Inspiration

Capital Literacy was inspired by the sponsor prompt of Capital One - creating an application with the aim of improving financial literacy in the world. I have personally always disliked sitting down to read lengthy, wordy books but the word "literacy" reminded me of "language", and the most popular language application in the world is duolingo - for good reason as well. So why reinvent the wheel? The vision of the app was it to follow a similar direction but with a much smaller scope, such that it can be recommended to Capital One customers to improve their financial literacy through small daily tasks.

What it does

Users enter the application and then are given a demo application with a duolingo style interface and roadmap, before entering a demo set of 3 questions.

How we built it

Followed a lengthy tutorial with next.js and react. Was learning it for the first time, so I thought a tutorial was the best way forward!

Challenges we ran into

The tutorial was way too in-depth and kept adding to the scope before I realised.
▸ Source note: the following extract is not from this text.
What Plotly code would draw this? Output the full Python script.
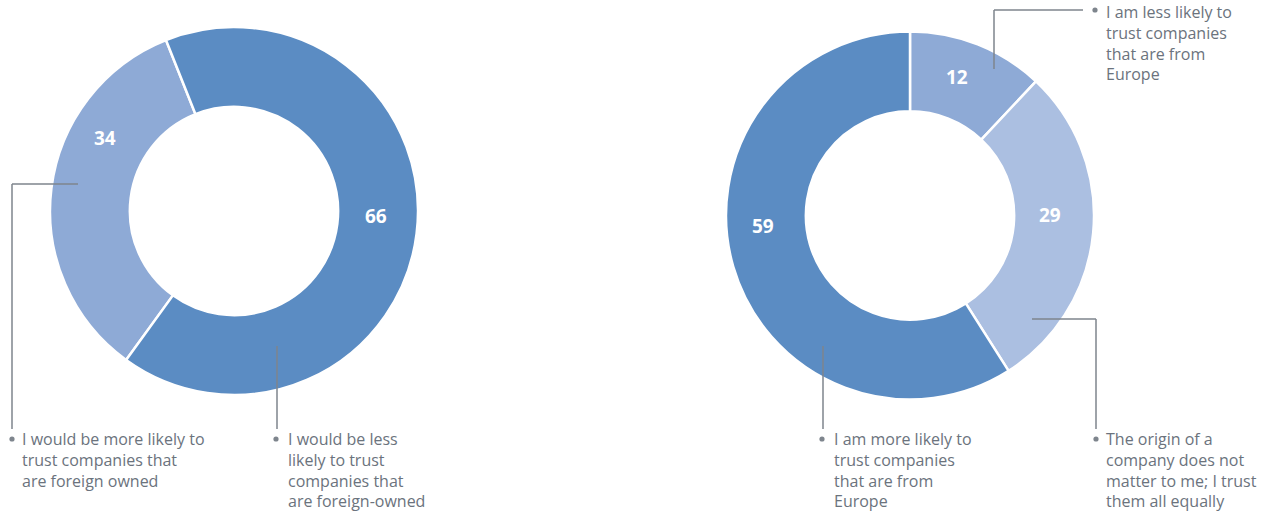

In the end a final working demo was rushed as too much time was spent creating assets and getting back-end (that was NOT needed for the final demo) to work.

Accomplishments that we're proud of

It actually looks like an application!

What we learned

I learned Next.JS and React! As well as how to link postgres databases to websites using Neon and Drizzle.

What's next for Capital Literacy

Nothing, I can't be asked. If I could be asked then an actual working demo and probably AI APIs for adaptive question asking.